CHICAGO, IL. – Tasting Languedoc wines on the 33rd floor overlooking Lake Michigan isn’t a bad way to spend a Tuesday afternoon.
|Retailers sample Languedoc wines at W. Lakeshore, Chicago|
That was just what I did April 3 in downtown Windy City participating in one of three U.S. L’Aventure Languedoc tastings with U.S. distributors of Languedoc wines. The event is geared mostly for retailers and other buyers but it’s educational and interesting to hear what retailers are looking for and what importers, winemakers, and Languedoc leaders think retailers should be looking for when promoting Languedoc wines.
I’m starting to get more invitations of this nature but it’s hard for me to justify taking a day off work, the cost of parking, the drive, hotel, etc. But meeting a good friend for dinner was enough for a little ‘what the heck’ trip to Chicago.
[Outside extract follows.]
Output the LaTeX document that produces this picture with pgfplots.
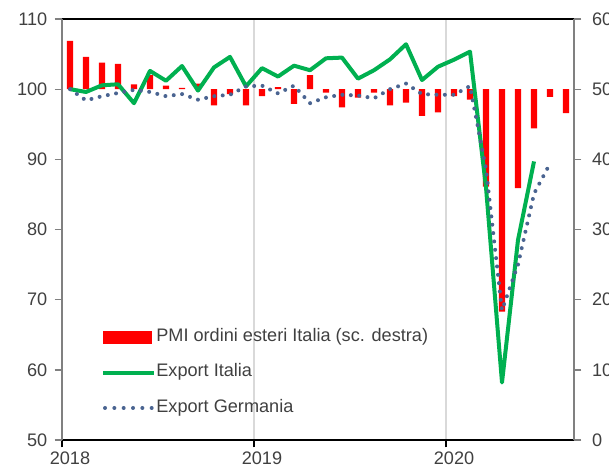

I spent a week in the Languedoc in January learning about organic wines. The wines I tasted were made almost exclusively with traditional methods and presented by 10 different distributors.
I left again convinced of the tremendous quality for value the Languedoc offers winos.
The reds are full bodied and rich, the unusual whites are crisp and often soft on the palate. The Roses, right next door to Provence, are soft but perfect for summer sipping.
I’m not a big sparking fan and left generally unimpressed with the sparklers, but one strike is a pretty good batting average.
What most impressed me, though, was the education session put on by the Benson Marketing Group which promotes Languedoc wines. Account executive David Cohn told me his company likes to include an education component and not just a wine tasting. He’s right. I’m sometimes shocked how little retailers know about a given region or its wines. Now, no retailer can be an expert of all the world’s wine regions but a specialty tasting like this one makes sense when it includes an education component.
Two retailers joined Frederic Jeanjean, President of the Languedoc AOC, to talk not just about the wines and the region, but also how the wines should be promoted or presented to consumers.
Languedoc wines are a great value, most drinking well above that magic $12-$16 range you’ll pay.
|Nice view of Lake Michigan, Navy Pier from 33rd floor.|
Barbara Glunz, from one of Chicago’s oldest wine shops – the House of Glunz, urged retailers to learn more. “I think people come to us because they want to learn something,” she said. “People love a wine with a story. And if they learn something they’ll want to come back to see what else you know.”
Discussion including pronouncing the French names, the always-controversial topic of French wine labeling was part of the 45-minute session.
“We don’t want to copy the other appelations,” Jeanjean said. “We want to be unique. Even though we were one of the first regions of the world to produce wine with the Romans, we are young. This is our Renaissance period.”
Here are some labels I tasted and thought were standouts:
Chateau des Karantas Languedoc – The Karantas wines from the La Clape region are affordably priced and really nicely-balanced, full-bodied wines. They are distributed by Carroll Distributors in Indiana.
Gerard Bertrand Wines – Bertrand was named European Winery of the Year by Wine Enthusiast and tasting a couple of the wines proved the accolades. I tasted my first-ever PicPoul wine at the Bertrand table and enjoyed the light and soft white.
Les Deux Rives Corbieres – Lex Deux Rives wines were consistently good from the white, rose through the Chateau d’Aussieres Corbieres which was the best red blend I tasted all day. This is another label widely distributed, including Indiana.